You can get away with: Getting it on in the bathroom. This place has enough money backing it to get a classy washroom where each stall is its own little room. Oddly enough, there’s always a step stool for your leveraging purposes to the left of the toilet. Just make sure to keep the noise down, these aren’t bomb shelters after all.

Example:  The Cork, Ted’s Montana Grill, Turley’s

6. Woefully Unattainable Fine Dining

Waitstaff: Does it matter what your server is even like here? All you really need to know is that she can answer any obscure questions you have, including those concerning what time of day the hen that laid that egg you’re about to eat, what the temperature was in Spain when they harvested the grapes in your wine, and what the chemical composition of ‘uni foam’ is. These are career servers who operate like butlers, and they are not fucking around. Their annual salaries make mince meat of yours and they’re always happy to see you because they can afford to have a sex dungeon in their mini-mansion so there.

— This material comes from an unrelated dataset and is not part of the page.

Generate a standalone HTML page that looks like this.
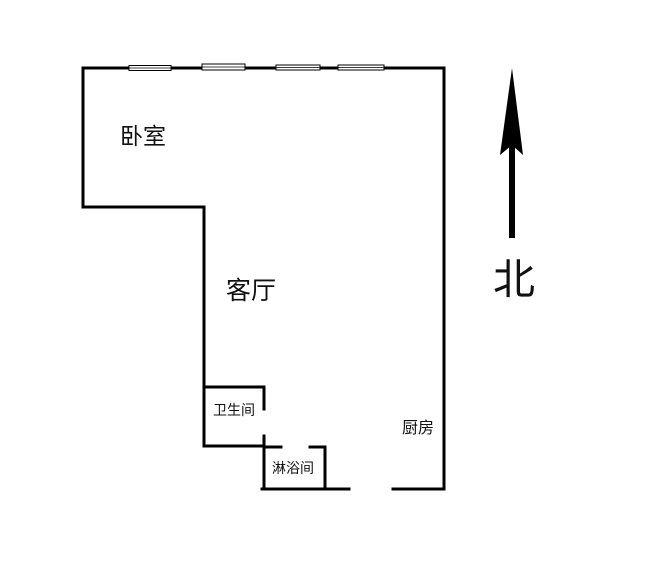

Clientele: Olympic athletes, rich Boulder alcoholics, sugar daddies, people who invented Chipotle, sommeliers and their daughters, dermatologists, software foodies, and other 1-percenters whose lives you can only imagine are filled with temperature-controlled rooms.

Probable dish: Freshly murdered halibut flown here two minutes ago from Alaska with saffron-pea risotto, caviar broth, and some decorative pearls because fuck it.

Date worthy? This is a “next step” restaurant. If you are ready to give her the key to your apartment, move in together, or put a ring on it, bring her on over.

Drunkenness policy: Basically anything goes. If you maintain a certain level of class and don’t shit your pants at the table, they will keep the bottles coming, because that’s what they have, bottles.

You can get away with: How big is your bank account? To feel comfortable walking over the threshold of this place means you have an account here. So if you want to rail lines in the wine cellar with that stripper you brought in, go ahead. Your card is on file.